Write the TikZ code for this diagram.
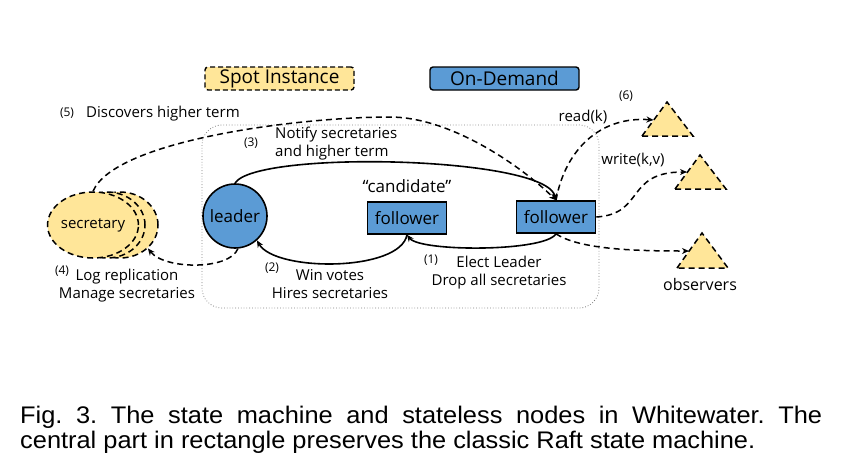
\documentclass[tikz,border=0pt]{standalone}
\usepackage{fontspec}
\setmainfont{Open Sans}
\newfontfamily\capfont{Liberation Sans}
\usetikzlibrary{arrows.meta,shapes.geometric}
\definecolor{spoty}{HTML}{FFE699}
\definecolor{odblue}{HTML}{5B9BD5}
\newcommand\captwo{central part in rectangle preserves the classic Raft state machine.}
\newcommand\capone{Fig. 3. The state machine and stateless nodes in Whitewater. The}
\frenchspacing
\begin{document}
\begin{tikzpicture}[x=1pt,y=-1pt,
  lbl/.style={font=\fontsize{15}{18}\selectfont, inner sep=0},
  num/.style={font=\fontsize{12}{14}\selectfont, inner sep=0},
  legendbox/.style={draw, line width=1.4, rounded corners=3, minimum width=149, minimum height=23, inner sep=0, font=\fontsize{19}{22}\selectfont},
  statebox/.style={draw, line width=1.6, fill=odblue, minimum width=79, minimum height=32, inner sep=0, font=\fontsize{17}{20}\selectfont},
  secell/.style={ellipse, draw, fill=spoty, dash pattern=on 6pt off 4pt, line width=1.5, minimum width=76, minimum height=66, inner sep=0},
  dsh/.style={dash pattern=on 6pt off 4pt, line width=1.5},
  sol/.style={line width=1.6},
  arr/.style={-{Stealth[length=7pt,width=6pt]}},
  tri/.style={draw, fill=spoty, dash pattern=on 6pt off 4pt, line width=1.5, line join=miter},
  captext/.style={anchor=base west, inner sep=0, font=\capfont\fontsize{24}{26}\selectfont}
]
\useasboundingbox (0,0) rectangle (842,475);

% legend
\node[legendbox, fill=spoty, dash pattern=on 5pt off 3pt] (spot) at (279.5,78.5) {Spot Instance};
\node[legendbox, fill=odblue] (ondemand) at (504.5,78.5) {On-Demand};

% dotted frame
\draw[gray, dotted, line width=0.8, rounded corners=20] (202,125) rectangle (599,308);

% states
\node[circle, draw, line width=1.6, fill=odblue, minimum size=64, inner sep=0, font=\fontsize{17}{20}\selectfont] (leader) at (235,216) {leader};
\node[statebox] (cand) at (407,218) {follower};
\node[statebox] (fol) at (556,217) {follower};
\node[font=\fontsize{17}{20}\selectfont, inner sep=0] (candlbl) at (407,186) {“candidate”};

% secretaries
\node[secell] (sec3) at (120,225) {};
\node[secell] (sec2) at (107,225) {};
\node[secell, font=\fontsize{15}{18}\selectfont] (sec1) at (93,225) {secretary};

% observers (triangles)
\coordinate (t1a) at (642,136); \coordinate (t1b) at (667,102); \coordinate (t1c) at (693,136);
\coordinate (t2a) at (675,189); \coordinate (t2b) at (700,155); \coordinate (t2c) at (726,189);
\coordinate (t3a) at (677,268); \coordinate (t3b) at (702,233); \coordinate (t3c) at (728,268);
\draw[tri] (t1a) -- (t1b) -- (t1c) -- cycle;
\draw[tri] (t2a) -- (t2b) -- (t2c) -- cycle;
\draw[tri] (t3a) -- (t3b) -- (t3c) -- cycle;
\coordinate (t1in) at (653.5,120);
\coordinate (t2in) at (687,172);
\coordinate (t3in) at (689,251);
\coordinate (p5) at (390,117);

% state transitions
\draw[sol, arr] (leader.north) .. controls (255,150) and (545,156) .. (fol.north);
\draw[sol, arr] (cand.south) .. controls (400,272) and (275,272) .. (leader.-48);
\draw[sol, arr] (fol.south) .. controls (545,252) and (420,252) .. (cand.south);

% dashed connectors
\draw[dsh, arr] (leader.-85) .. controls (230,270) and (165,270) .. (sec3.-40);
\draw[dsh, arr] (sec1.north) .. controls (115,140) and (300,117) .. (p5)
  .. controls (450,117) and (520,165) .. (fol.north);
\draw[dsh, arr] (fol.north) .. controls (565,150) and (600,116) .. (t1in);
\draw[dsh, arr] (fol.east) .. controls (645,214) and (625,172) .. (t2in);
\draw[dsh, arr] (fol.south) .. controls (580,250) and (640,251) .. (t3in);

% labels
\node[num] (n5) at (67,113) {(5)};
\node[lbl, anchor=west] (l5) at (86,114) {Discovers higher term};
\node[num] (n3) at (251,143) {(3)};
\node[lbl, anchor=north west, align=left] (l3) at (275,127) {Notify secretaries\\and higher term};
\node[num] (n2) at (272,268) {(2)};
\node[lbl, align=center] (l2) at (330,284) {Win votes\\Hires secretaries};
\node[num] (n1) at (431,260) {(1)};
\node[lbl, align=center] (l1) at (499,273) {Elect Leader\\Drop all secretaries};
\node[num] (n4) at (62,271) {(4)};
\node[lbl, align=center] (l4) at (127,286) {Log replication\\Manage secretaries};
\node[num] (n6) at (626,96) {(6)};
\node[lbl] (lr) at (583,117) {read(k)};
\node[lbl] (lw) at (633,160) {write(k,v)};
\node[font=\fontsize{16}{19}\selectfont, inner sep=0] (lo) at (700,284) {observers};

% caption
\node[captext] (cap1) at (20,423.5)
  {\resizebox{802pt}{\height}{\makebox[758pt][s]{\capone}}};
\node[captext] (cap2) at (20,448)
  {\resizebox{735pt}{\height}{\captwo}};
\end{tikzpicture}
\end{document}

## Goal
All of the lines above should be printed exactly, minus the pictures.

## Task response
Write the TikZ code for this diagram.
\documentclass[tikz,border=0pt]{standalone}
\usepackage{fontspec}
\setmainfont{Open Sans}
\newfontfamily\capfont{Liberation Sans}
\usetikzlibrary{arrows.meta,shapes.geometric}
\definecolor{spoty}{HTML}{FFE699}
\definecolor{odblue}{HTML}{5B9BD5}
\newcommand\captwo{central part in rectangle preserves the classic Raft state machine.}
\newcommand\capone{Fig. 3. The state machine and stateless nodes in Whitewater. The}
\frenchspacing
\begin{document}
\begin{tikzpicture}[x=1pt,y=-1pt,
  lbl/.style={font=\fontsize{15}{18}\selectfont, inner sep=0},
  num/.style={font=\fontsize{12}{14}\selectfont, inner sep=0},
  legendbox/.style={draw, line width=1.4, rounded corners=3, minimum width=149, minimum height=23, inner sep=0, font=\fontsize{19}{22}\selectfont},
  statebox/.style={draw, line width=1.6, fill=odblue, minimum width=79, minimum height=32, inner sep=0, font=\fontsize{17}{20}\selectfont},
  secell/.style={ellipse, draw, fill=spoty, dash pattern=on 6pt off 4pt, line width=1.5, minimum width=76, minimum height=66, inner sep=0},
  dsh/.style={dash pattern=on 6pt off 4pt, line width=1.5},
  sol/.style={line width=1.6},
  arr/.style={-{Stealth[length=7pt,width=6pt]}},
  tri/.style={draw, fill=spoty, dash pattern=on 6pt off 4pt, line width=1.5, line join=miter},
  captext/.style={anchor=base west, inner sep=0, font=\capfont\fontsize{24}{26}\selectfont}
]
\useasboundingbox (0,0) rectangle (842,475);

% legend
\node[legendbox, fill=spoty, dash pattern=on 5pt off 3pt] (spot) at (279.5,78.5) {Spot Instance};
\node[legendbox, fill=odblue] (ondemand) at (504.5,78.5) {On-Demand};

% dotted frame
\draw[gray, dotted, line width=0.8, rounded corners=20] (202,125) rectangle (599,308);

% states
\node[circle, draw, line width=1.6, fill=odblue, minimum size=64, inner sep=0, font=\fontsize{17}{20}\selectfont] (leader) at (235,216) {leader};
\node[statebox] (cand) at (407,218) {follower};
\node[statebox] (fol) at (556,217) {follower};
\node[font=\fontsize{17}{20}\selectfont, inner sep=0] (candlbl) at (407,186) {“candidate”};

% secretaries
\node[secell] (sec3) at (120,225) {};
\node[secell] (sec2) at (107,225) {};
\node[secell, font=\fontsize{15}{18}\selectfont] (sec1) at (93,225) {secretary};

% observers (triangles)
\coordinate (t1a) at (642,136); \coordinate (t1b) at (667,102); \coordinate (t1c) at (693,136);
\coordinate (t2a) at (675,189); \coordinate (t2b) at (700,155); \coordinate (t2c) at (726,189);
\coordinate (t3a) at (677,268); \coordinate (t3b) at (702,233); \coordinate (t3c) at (728,268);
\draw[tri] (t1a) -- (t1b) -- (t1c) -- cycle;
\draw[tri] (t2a) -- (t2b) -- (t2c) -- cycle;
\draw[tri] (t3a) -- (t3b) -- (t3c) -- cycle;
\coordinate (t1in) at (653.5,120);
\coordinate (t2in) at (687,172);
\coordinate (t3in) at (689,251);
\coordinate (p5) at (390,117);

% state transitions
\draw[sol, arr] (leader.north) .. controls (255,150) and (545,156) .. (fol.north);
\draw[sol, arr] (cand.south) .. controls (400,272) and (275,272) .. (leader.-48);
\draw[sol, arr] (fol.south) .. controls (545,252) and (420,252) .. (cand.south);

% dashed connectors
\draw[dsh, arr] (leader.-85) .. controls (230,270) and (165,270) .. (sec3.-40);
\draw[dsh, arr] (sec1.north) .. controls (115,140) and (300,117) .. (p5)
  .. controls (450,117) and (520,165) .. (fol.north);
\draw[dsh, arr] (fol.north) .. controls (565,150) and (600,116) .. (t1in);
\draw[dsh, arr] (fol.east) .. controls (645,214) and (625,172) .. (t2in);
\draw[dsh, arr] (fol.south) .. controls (580,250) and (640,251) .. (t3in);

% labels
\node[num] (n5) at (67,113) {(5)};
\node[lbl, anchor=west] (l5) at (86,114) {Discovers higher term};
\node[num] (n3) at (251,143) {(3)};
\node[lbl, anchor=north west, align=left] (l3) at (275,127) {Notify secretaries\\and higher term};
\node[num] (n2) at (272,268) {(2)};
\node[lbl, align=center] (l2) at (330,284) {Win votes\\Hires secretaries};
\node[num] (n1) at (431,260) {(1)};
\node[lbl, align=center] (l1) at (499,273) {Elect Leader\\Drop all secretaries};
\node[num] (n4) at (62,271) {(4)};
\node[lbl, align=center] (l4) at (127,286) {Log replication\\Manage secretaries};
\node[num] (n6) at (626,96) {(6)};
\node[lbl] (lr) at (583,117) {read(k)};
\node[lbl] (lw) at (633,160) {write(k,v)};
\node[font=\fontsize{16}{19}\selectfont, inner sep=0] (lo) at (700,284) {observers};

% caption
\node[captext] (cap1) at (20,423.5)
  {\resizebox{802pt}{\height}{\makebox[758pt][s]{\capone}}};
\node[captext] (cap2) at (20,448)
  {\resizebox{735pt}{\height}{\captwo}};
\end{tikzpicture}
\end{document}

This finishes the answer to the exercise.